If the inverse matrix of $A = \begin{bmatrix} 2 & 3 \\ 1 & -4 \end{bmatrix}$ is $A^{-1} = \begin{bmatrix} a & 3/11 \\ 1/11 & b \end{bmatrix}$,then $a+b=$ . . . . . . .

If every element of a square non-singular matrix $A$ of order $n$ is multiplied by $k$ and the new matrix is denoted by $B$,then how are $|A^{-1}|$ and $|B^{-1}|$ related?

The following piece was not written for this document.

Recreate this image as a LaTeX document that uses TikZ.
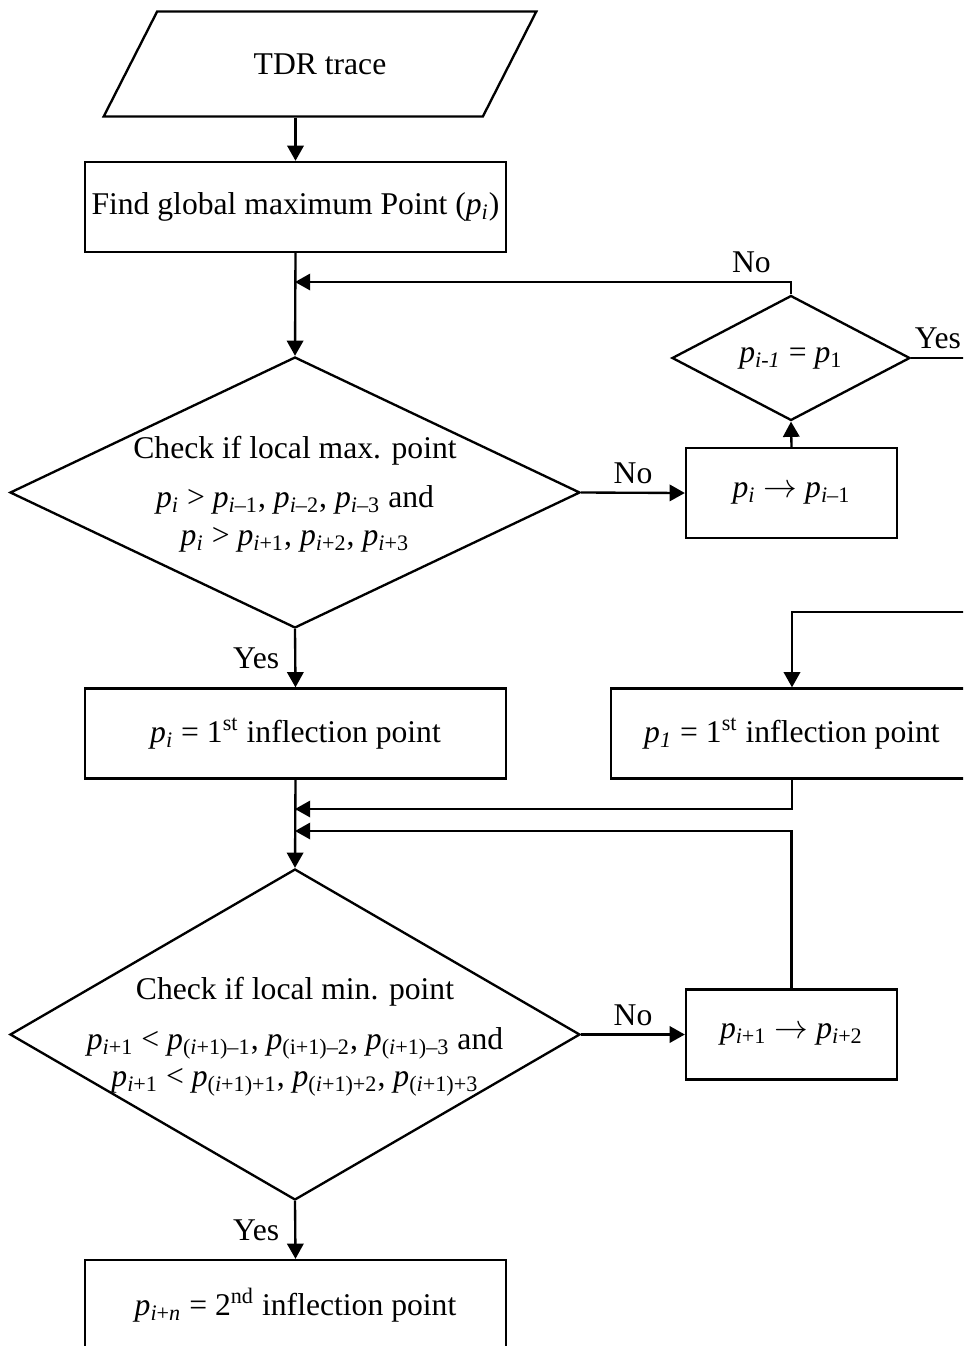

If $A=\begin{bmatrix} 2a & -3b \\ 3 & 2 \end{bmatrix}$ and $A \cdot \operatorname{adj} A = A A^{T}$,then $2a + 3b$ is

If $A=\begin{bmatrix} 0 & 1 & 2 \\ 1 & 2 & 3 \\ 3 & x & 1 \end{bmatrix}$ and $A^{-1}=\frac{1}{2}\begin{bmatrix} 1 & -1 & 1 \\ -8 & 6 & 2y \\ 5 & -3 & 1 \end{bmatrix}$,then the point $(x, y)$ lies on the curve represented by the equation:

Let $A$ be a matrix of order $3 \times 3$ and $\det(A) = 2$. Then $\det(\det(A) \cdot \operatorname{adj}(5 \operatorname{adj}(A^3)))$ is equal to:

Assertion $(A)$: If $B$ is a $3 \times 3$ matrix and $|B|=6$,then $|\operatorname{Adj}(B)|=36$.
Reason $(R)$: If $B$ is a square matrix of order $n$,then $|\operatorname{Adj}(B)|=|B|^{n}$.